DATASET CONTENT:

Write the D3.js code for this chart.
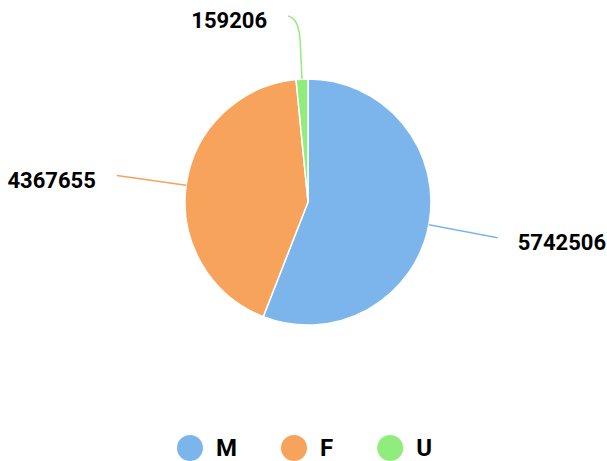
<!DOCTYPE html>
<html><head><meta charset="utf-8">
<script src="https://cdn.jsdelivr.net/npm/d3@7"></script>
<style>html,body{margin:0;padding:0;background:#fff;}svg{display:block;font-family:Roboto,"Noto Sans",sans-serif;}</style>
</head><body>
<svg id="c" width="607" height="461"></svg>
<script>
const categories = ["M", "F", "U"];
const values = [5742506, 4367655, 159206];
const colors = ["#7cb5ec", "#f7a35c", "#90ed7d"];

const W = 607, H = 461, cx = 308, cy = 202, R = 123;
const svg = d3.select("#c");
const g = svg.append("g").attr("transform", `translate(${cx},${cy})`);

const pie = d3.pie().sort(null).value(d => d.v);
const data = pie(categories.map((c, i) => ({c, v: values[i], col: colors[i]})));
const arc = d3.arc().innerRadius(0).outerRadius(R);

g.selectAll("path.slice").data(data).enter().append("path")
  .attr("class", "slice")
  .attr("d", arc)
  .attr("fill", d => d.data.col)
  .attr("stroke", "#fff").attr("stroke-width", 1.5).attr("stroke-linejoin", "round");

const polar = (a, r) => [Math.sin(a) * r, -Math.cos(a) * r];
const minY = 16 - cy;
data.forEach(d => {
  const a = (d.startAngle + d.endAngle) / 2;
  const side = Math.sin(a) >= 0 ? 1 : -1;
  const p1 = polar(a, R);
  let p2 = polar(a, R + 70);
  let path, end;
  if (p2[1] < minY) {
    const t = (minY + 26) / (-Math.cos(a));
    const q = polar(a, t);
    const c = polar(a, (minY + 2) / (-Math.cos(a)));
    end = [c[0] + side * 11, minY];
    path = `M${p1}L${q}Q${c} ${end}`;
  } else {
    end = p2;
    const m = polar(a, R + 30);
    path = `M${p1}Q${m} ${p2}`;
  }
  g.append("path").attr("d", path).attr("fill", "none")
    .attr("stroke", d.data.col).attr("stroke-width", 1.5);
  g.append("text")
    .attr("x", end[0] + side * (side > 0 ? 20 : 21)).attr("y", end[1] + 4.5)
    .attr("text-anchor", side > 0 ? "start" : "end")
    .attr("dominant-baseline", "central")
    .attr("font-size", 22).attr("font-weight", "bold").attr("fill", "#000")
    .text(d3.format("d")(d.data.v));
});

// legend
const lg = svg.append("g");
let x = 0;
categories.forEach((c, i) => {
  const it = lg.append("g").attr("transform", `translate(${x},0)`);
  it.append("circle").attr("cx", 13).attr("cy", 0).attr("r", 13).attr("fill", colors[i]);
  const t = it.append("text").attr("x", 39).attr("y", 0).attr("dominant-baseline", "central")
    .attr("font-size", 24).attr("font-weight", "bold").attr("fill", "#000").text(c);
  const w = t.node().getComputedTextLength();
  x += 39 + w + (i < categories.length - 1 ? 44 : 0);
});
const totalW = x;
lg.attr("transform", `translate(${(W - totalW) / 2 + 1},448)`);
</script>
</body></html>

GIVEN EXERCISE: Skip every picture and transcribe the data above exactly.

EXERCISE SOLUTION:
Write the D3.js code for this chart.
<!DOCTYPE html>
<html><head><meta charset="utf-8">
<script src="https://cdn.jsdelivr.net/npm/d3@7"></script>
<style>html,body{margin:0;padding:0;background:#fff;}svg{display:block;font-family:Roboto,"Noto Sans",sans-serif;}</style>
</head><body>
<svg id="c" width="607" height="461"></svg>
<script>
const categories = ["M", "F", "U"];
const values = [5742506, 4367655, 159206];
const colors = ["#7cb5ec", "#f7a35c", "#90ed7d"];

const W = 607, H = 461, cx = 308, cy = 202, R = 123;
const svg = d3.select("#c");
const g = svg.append("g").attr("transform", `translate(${cx},${cy})`);

const pie = d3.pie().sort(null).value(d => d.v);
const data = pie(categories.map((c, i) => ({c, v: values[i], col: colors[i]})));
const arc = d3.arc().innerRadius(0).outerRadius(R);

g.selectAll("path.slice").data(data).enter().append("path")
  .attr("class", "slice")
  .attr("d", arc)
  .attr("fill", d => d.data.col)
  .attr("stroke", "#fff").attr("stroke-width", 1.5).attr("stroke-linejoin", "round");

const polar = (a, r) => [Math.sin(a) * r, -Math.cos(a) * r];
const minY = 16 - cy;
data.forEach(d => {
  const a = (d.startAngle + d.endAngle) / 2;
  const side = Math.sin(a) >= 0 ? 1 : -1;
  const p1 = polar(a, R);
  let p2 = polar(a, R + 70);
  let path, end;
  if (p2[1] < minY) {
    const t = (minY + 26) / (-Math.cos(a));
    const q = polar(a, t);
    const c = polar(a, (minY + 2) / (-Math.cos(a)));
    end = [c[0] + side * 11, minY];
    path = `M${p1}L${q}Q${c} ${end}`;
  } else {
    end = p2;
    const m = polar(a, R + 30);
    path = `M${p1}Q${m} ${p2}`;
  }
  g.append("path").attr("d", path).attr("fill", "none")
    .attr("stroke", d.data.col).attr("stroke-width", 1.5);
  g.append("text")
    .attr("x", end[0] + side * (side > 0 ? 20 : 21)).attr("y", end[1] + 4.5)
    .attr("text-anchor", side > 0 ? "start" : "end")
    .attr("dominant-baseline", "central")
    .attr("font-size", 22).attr("font-weight", "bold").attr("fill", "#000")
    .text(d3.format("d")(d.data.v));
});

// legend
const lg = svg.append("g");
let x = 0;
categories.forEach((c, i) => {
  const it = lg.append("g").attr("transform", `translate(${x},0)`);
  it.append("circle").attr("cx", 13).attr("cy", 0).attr("r", 13).attr("fill", colors[i]);
  const t = it.append("text").attr("x", 39).attr("y", 0).attr("dominant-baseline", "central")
    .attr("font-size", 24).attr("font-weight", "bold").attr("fill", "#000").text(c);
  const w = t.node().getComputedTextLength();
  x += 39 + w + (i < categories.length - 1 ? 44 : 0);
});
const totalW = x;
lg.attr("transform", `translate(${(W - totalW) / 2 + 1},448)`);
</script>
</body></html>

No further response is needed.